With 1:02 seconds left in one of the greatest games in recent NFL memory, the Indianapolis Colts were at the New England Patriots' 3 yard line, down 34-31. Just two quarters earlier, the home team had been left for dead after falling behind 21-3 early in the 2007 AFC Championship. But in the greatest game of Peyton Manning's career, he led his team back in the second half and the game turned into a back-and-forth battle between Manning and Tom Brady (who, by the way renew their rivalry this Sunday, with Manning in Denver now). But at this critical moment, with the Colts on the threshold of their first super bowl appearance of the Indianapolis era, the key play was provided by center Jeff Saturday.
The play was a handoff up the middle - right up Saturday's alley. And you could drive a truck through the alley Saturday created. Saturday delivered "the block" that allowed running back Joseph Addai to run untouched into the end zone, sending the Colts to their first super bowl (which they won 29-17 over the Chicago Bears).
The play was the biggest, if not the best, play of Saturday's career, and it came in the best game of his career (he also scored a touchdown that game.
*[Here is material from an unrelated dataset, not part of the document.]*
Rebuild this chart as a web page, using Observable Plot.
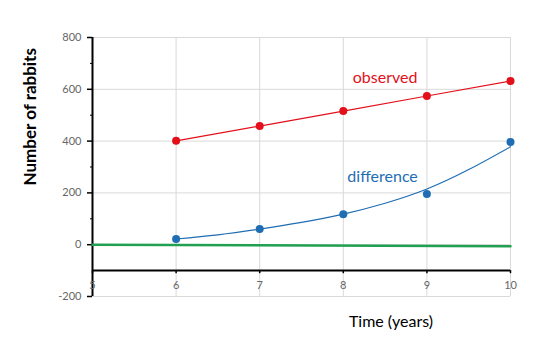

Yes, that's the "he fumbled the freaking football" play.)
For 13 years, however, Jeff Saturday provided the Indianapolis Colts with excellent play. During his time with the Colts (1999-2011), he was consistently among the best pass blockers in the league. He was a five-time pro bowler, a two-time first team all-pro, a two-time AFC champion and won a super bowl. He was integral to the success of the Colts over the past decade and the chemistry he had with Manning was simply incredible.
The leadership he brought to the Colts also was incredible. Saturday is a tremendous person and leader, and added to his tremendous play on the field, he was a huge part of the success the Colts had.
Also, Saturday helped resolve the NFL lockout two offseasons ago, when the NFL and the players were at odds. Saturday was reportedly one of the big influences in getting a deal worked out, and the image of him embracing Patriots owner Robert Kraft in a hug after the issue was resolved is the lasting image of the lockout.
This past offseason, which saw the departure of classic Colts such as Dallas Clark, Gary Brackett and Peyton Manning, also saw the departure of Saturday. A free agent, he decided that it was time to leave. And it was. He would certainly have helped the Colts this year, but he wouldn't have won another ring in Indy, and he would have probably felt like he was on a new team anyways. Surprisingly, however, he did not follow his quarterback to Denver, instead signing with the Green Bay Packers. He believed that he still had a few years left in him, which is true. He has played well so far this season.
That said, the Colts want Saturday back someday. George Bremer tweeted the other day:
Saturday said Jim Irsay has offered him a job with the organization, and he will consider working in the front office someday. #Colts— George Bremer (@gmbremer) October 3, 2012
That is an offer I expect him to take. He said earlier this week that he still plans to live in Indy, and this job would make a lot of sense for him. So I don't think that we've said goodbye to one of the most beloved Colts of all time, just a "see you again soon".
He returns to Indianapolis this Sunday, his first time as the visiting team. He deserves a warm welcome, and I'm sure he will get one. Yeah, I want his quarterback to be on the ground all day and I want the Packers offense to struggle mightily - but that doesn't mean I won't be rooting for Saturday on Sunday, or for this season. That video tribute will be special. It will be good to see number 63 again, even if he's wearing that strange green color.
But Colts fans can take heart that it likely is not goodbye - just a "see you again real soon". His future seems to lie in Indianapolis after he is done playing. But for now, the man who made "the block" will just keep blocking - even with a change of scenery.